As I sort of look forward to inevitably writing more about the Common Core standards in the coming year, I should point out that the Common Core is ultimately not decisive. The CC is obviously not necessary to implement the Race to the Top reforms, because we did not wait for the new assessments to begin implementing the rest of the agenda (VAM, etc.).
Of course, it has become a symbolic battle and emblematic of the whole reform agenda -- and the point that middle class parents see -- so it is an important fight. But the reformers don't need to win on a practical level. In particular, the commercial advantages of national standards, the economies of scale argument, are exaggerated.
I just can't stop yapping about how naked the Emperor is.
3 comments:
I've got a question. I assumed that schools were struggling with standards.

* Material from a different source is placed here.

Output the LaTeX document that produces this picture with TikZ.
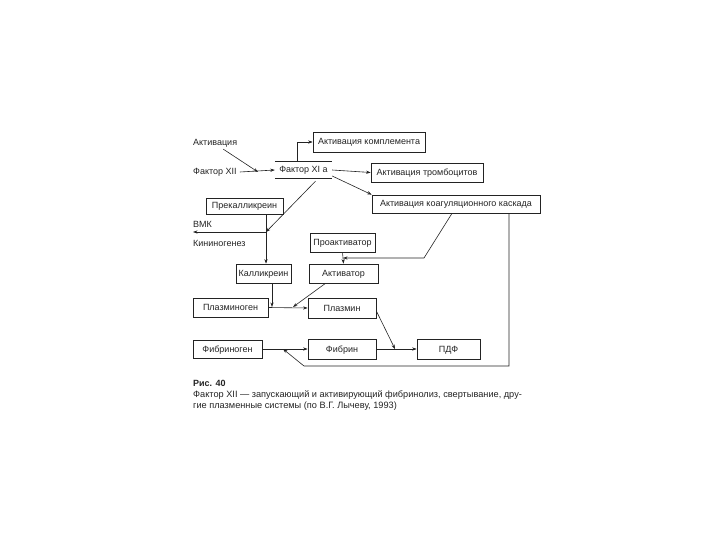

I also thought that schools wanted standards that meant something and could be used to compare themselves against other schools. I assumed that Common Core hoped to address that situation.
What was Common Core trying to address? Is there something that it should be doing or is it the best that could be done and just needs too much improvement to stick with.
We had plenty of standards -- including state standards, and it wasn't clear that there was a problem with them. The comparison issue only really comes into play with cross-state comparisons, but even then, we pretty much know how the states stack up because of NAEP.
Tom,
I do think that CCSS is necessary for the VAM component. It's why a number of locales (ex. Georgia) have asked for extensions on meeting RttT. They can't get the VAM systems to work, and they are walking away from the consortia tests (and in some cases trying to walk back from the standards themselves). They could do VAM on existing state tests (NYC did, the LA Times figured out how, and MAP has been used in some places), but it's easier to "bundle" VAM with new standards, and new assessments, like pork in a spending bill.
The thing that gets me is there are so many problems on so many levels now (the standards themselves, how we're being instructed to implement them, the curriculum--and lack of same, the tests, and the data aggregation/mining issues) that in a recent panel on CCSS, a local supe had to plea for separation of the issues when defending the standards. It becomes like shooting ducks in a barrell, because it's just too complex and was done in too short a timeframe. There's so much going wrong simultaneously that it's all become one big hot mess as my Southern friends would say.